Supernova exposes universe’s youngest X-ray binary
Observations by the Chandra X-ray observatory have helped scientists to find the youngest X-ray binary star ever discovered. X-ray binary stars are some of the brightest objects in the sky, when viewed in the X-ray spectrum, and are formed when one member of a binary star system dies in a violent supernova explosion. At only 4500 years old, Circinus X-1 is one of the youngest astronomical objects of any kind known to humanity.
X-ray binaries start life as one of the most common star configurations: a binary star system, composed of two or more stars orbiting each other. For the binary system to evolve into an X-ray binary, two conditions have to be met: The stars must orbit each other very closely, and one of them must be extremely massive – more than eight times larger than our own Sun. The giant star will burn its fuel extremely fast so that it only lasts a few hundred million years (compared to the ten billion expected for stars like the Sun, and trillions of years for red dwarfs) before beginning an accelerating sequence of burning through heavier and heavier fuels, each the ash from the previous burn, and eventually detonating in a catastrophic supernova explosion. All that remains of the star after this is a neutron star, or if it was truly massive, a black hole. Because it is so close to its partner star, it is then able to begin scooping material from the stellar surface. Tidal forces and internal friction sculpt this material into a super-heated accretion disk as it spirals down to the surface of the neutron star, much of which manages to escape at the last moment by joining the powerful jets shooting out from the neutron star’s poles at temperatures of millions of Kelvins. Gas this hot doesn’t shine red, or white, or even ultra-violet, but instead glows luminously in X-rays, and it is these emissions that Chandra detects.

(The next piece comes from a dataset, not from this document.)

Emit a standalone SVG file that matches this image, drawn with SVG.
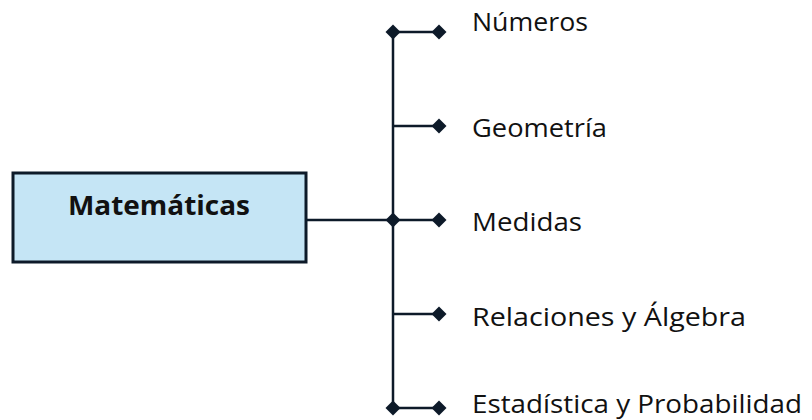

Astronomers know of many such X-ray binaries, although most are hundreds of thousands, if not millions, of years old. They are closely studied because so much of our knowledge of neutron stars is theoretical, and watching them interact with their partner stars provides valuable data to test those theories and reveal their workings. But the age of these systems puts a limit on how much scientists can learn, since they do not get any data from when the neutron star was first formed. Circinus X1 stands out because the shell of ejected material from its originating supernova explosion is very small at only 76 light years across. According to Sebastian Heinz and his team at the University of Wisconsin-Madison (UW), this sets a maximum age for the neutron star, and therefore the entire X-ray binary system, of 4600 years. “It’s critical that we see what these X-ray binaries are doing at all stages of their lives,” said Paul Sell, also of UW and co-author of a paper describing the new discovery. “Circinus X-1 is showing us what happens in a cosmic blink of an eye after one of these objects is born.”
“X-ray binaries provide us with opportunities to study matter under extreme conditions that would be impossible to recreate in a laboratory,” Heinz said. “For the first time, we can study a newly minted neutron star in an X-ray binary system.”
Previous observations of Circinus X-1 had failed to detect the supernova remnant, as its light was overwhelmed by the brightness of the neutron star itself. But by pointing Chandra at the system when the neutron star was briefly in a dim phase, the scientists were able to see X-rays emitted by the shockwave of the remnant ploughing through the interstellar medium in surrounding space. The results were described in a paper published in the Dec. 4 issue of The Astrophysical Journal.